**What is asked**
Every line below is to be copied exactly, with the pictures left out.

**Data extract**
(begin)
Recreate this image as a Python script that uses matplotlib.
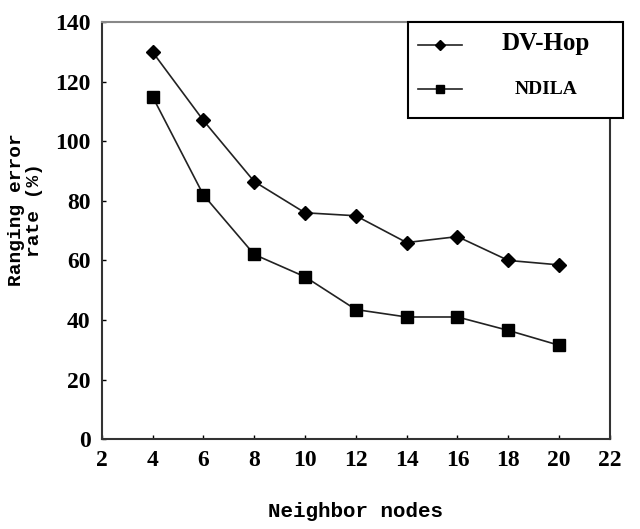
import matplotlib.pyplot as plt
import matplotlib.patches as mpatches
import matplotlib.transforms as mtransforms

# Datos
neighbor_nodes = [4, 6, 8, 10, 12, 14, 16, 18, 20]
dv_hop = [130, 107, 86.5, 76, 75, 66, 68, 60, 58.5]
ndila = [115, 82, 62, 54.5, 43.5, 41, 41, 36.5, 31.5]
x_ticks = [2, 4, 6, 8, 10, 12, 14, 16, 18, 20, 22]
y_ticks = [0, 20, 40, 60, 80, 100, 120, 140]

fig = plt.figure(figsize=(6.4, 5.29), dpi=100)
ax = fig.add_axes([0.159, 0.170, 0.794, 0.788])

serif = 'Liberation Serif'
mono = 'Liberation Mono'

ax.plot(neighbor_nodes, dv_hop, color='#222222', linewidth=1.2,
        marker='D', markersize=7, markerfacecolor='black',
        markeredgecolor='black', label='DV-Hop')
ax.plot(neighbor_nodes, ndila, color='#222222', linewidth=1.2,
        marker='s', markersize=8, markerfacecolor='black',
        markeredgecolor='black', label='NDILA')

ax.set_xlim(2, 22)
ax.set_ylim(0, 140)
ax.set_xticks(x_ticks)
ax.set_yticks(y_ticks)
ax.tick_params(direction='in', length=3, width=1, pad=8)
for lab in ax.get_xticklabels() + ax.get_yticklabels():
    lab.set_fontfamily(serif)
    lab.set_fontweight('bold')
    lab.set_fontsize(17)

for side in ['left', 'bottom', 'right']:
    ax.spines[side].set_linewidth(1.5)
    ax.spines[side].set_color('#333333')
ax.spines['top'].set_linewidth(1.5)
ax.spines['top'].set_color('#888888')

ax.set_xlabel('Neighbor nodes', fontfamily=mono, fontweight='bold',
              fontsize=15, labelpad=22)
fig.text(0.040, 0.603, 'Ranging error\nrate (%)', rotation=90,
         fontfamily=mono, fontweight='bold', fontsize=14,
         ha='center', va='center', linespacing=1.1)

# Caja de la leyenda dibujada a mano (coordenadas de figura)
box = mpatches.Rectangle((0.6375, 0.777), 0.3355, 0.181,
                         transform=fig.transFigure, facecolor='white',
                         edgecolor='black', linewidth=1.5, zorder=4,
                         clip_on=False)
ax.add_patch(box)

leg = ax.legend(loc='upper left', bbox_to_anchor=(0.6375, 0.958),
                bbox_transform=fig.transFigure, borderaxespad=0,
                frameon=False, handlelength=3.2, handletextpad=2.85,
                labelspacing=1.9, borderpad=0.7, markerscale=0.8)
leg.set_zorder(5)
texts = leg.get_texts()
texts[0].set_fontfamily(serif)
texts[0].set_fontweight('bold')
texts[0].set_fontsize(18)
texts[1].set_fontfamily(serif)
texts[1].set_fontweight('bold')
texts[1].set_fontsize(14)
shift = mtransforms.ScaledTranslation(0.13, 0, fig.dpi_scale_trans)
texts[1].set_transform(texts[1].get_transform() + shift)

fig.savefig('out.png', dpi=100, facecolor='white')
plt.close(fig)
(end)
**Written answer**
Recreate this image as a Python script that uses matplotlib.
import matplotlib.pyplot as plt
import matplotlib.patches as mpatches
import matplotlib.transforms as mtransforms

# Datos
neighbor_nodes = [4, 6, 8, 10, 12, 14, 16, 18, 20]
dv_hop = [130, 107, 86.5, 76, 75, 66, 68, 60, 58.5]
ndila = [115, 82, 62, 54.5, 43.5, 41, 41, 36.5, 31.5]
x_ticks = [2, 4, 6, 8, 10, 12, 14, 16, 18, 20, 22]
y_ticks = [0, 20, 40, 60, 80, 100, 120, 140]

fig = plt.figure(figsize=(6.4, 5.29), dpi=100)
ax = fig.add_axes([0.159, 0.170, 0.794, 0.788])

serif = 'Liberation Serif'
mono = 'Liberation Mono'

ax.plot(neighbor_nodes, dv_hop, color='#222222', linewidth=1.2,
        marker='D', markersize=7, markerfacecolor='black',
        markeredgecolor='black', label='DV-Hop')
ax.plot(neighbor_nodes, ndila, color='#222222', linewidth=1.2,
        marker='s', markersize=8, markerfacecolor='black',
        markeredgecolor='black', label='NDILA')

ax.set_xlim(2, 22)
ax.set_ylim(0, 140)
ax.set_xticks(x_ticks)
ax.set_yticks(y_ticks)
ax.tick_params(direction='in', length=3, width=1, pad=8)
for lab in ax.get_xticklabels() + ax.get_yticklabels():
    lab.set_fontfamily(serif)
    lab.set_fontweight('bold')
    lab.set_fontsize(17)

for side in ['left', 'bottom', 'right']:
    ax.spines[side].set_linewidth(1.5)
    ax.spines[side].set_color('#333333')
ax.spines['top'].set_linewidth(1.5)
ax.spines['top'].set_color('#888888')

ax.set_xlabel('Neighbor nodes', fontfamily=mono, fontweight='bold',
              fontsize=15, labelpad=22)
fig.text(0.040, 0.603, 'Ranging error\nrate (%)', rotation=90,
         fontfamily=mono, fontweight='bold', fontsize=14,
         ha='center', va='center', linespacing=1.1)

# Caja de la leyenda dibujada a mano (coordenadas de figura)
box = mpatches.Rectangle((0.6375, 0.777), 0.3355, 0.181,
                         transform=fig.transFigure, facecolor='white',
                         edgecolor='black', linewidth=1.5, zorder=4,
                         clip_on=False)
ax.add_patch(box)

leg = ax.legend(loc='upper left', bbox_to_anchor=(0.6375, 0.958),
                bbox_transform=fig.transFigure, borderaxespad=0,
                frameon=False, handlelength=3.2, handletextpad=2.85,
                labelspacing=1.9, borderpad=0.7, markerscale=0.8)
leg.set_zorder(5)
texts = leg.get_texts()
texts[0].set_fontfamily(serif)
texts[0].set_fontweight('bold')
texts[0].set_fontsize(18)
texts[1].set_fontfamily(serif)
texts[1].set_fontweight('bold')
texts[1].set_fontsize(14)
shift = mtransforms.ScaledTranslation(0.13, 0, fig.dpi_scale_trans)
texts[1].set_transform(texts[1].get_transform() + shift)

fig.savefig('out.png', dpi=100, facecolor='white')
plt.close(fig)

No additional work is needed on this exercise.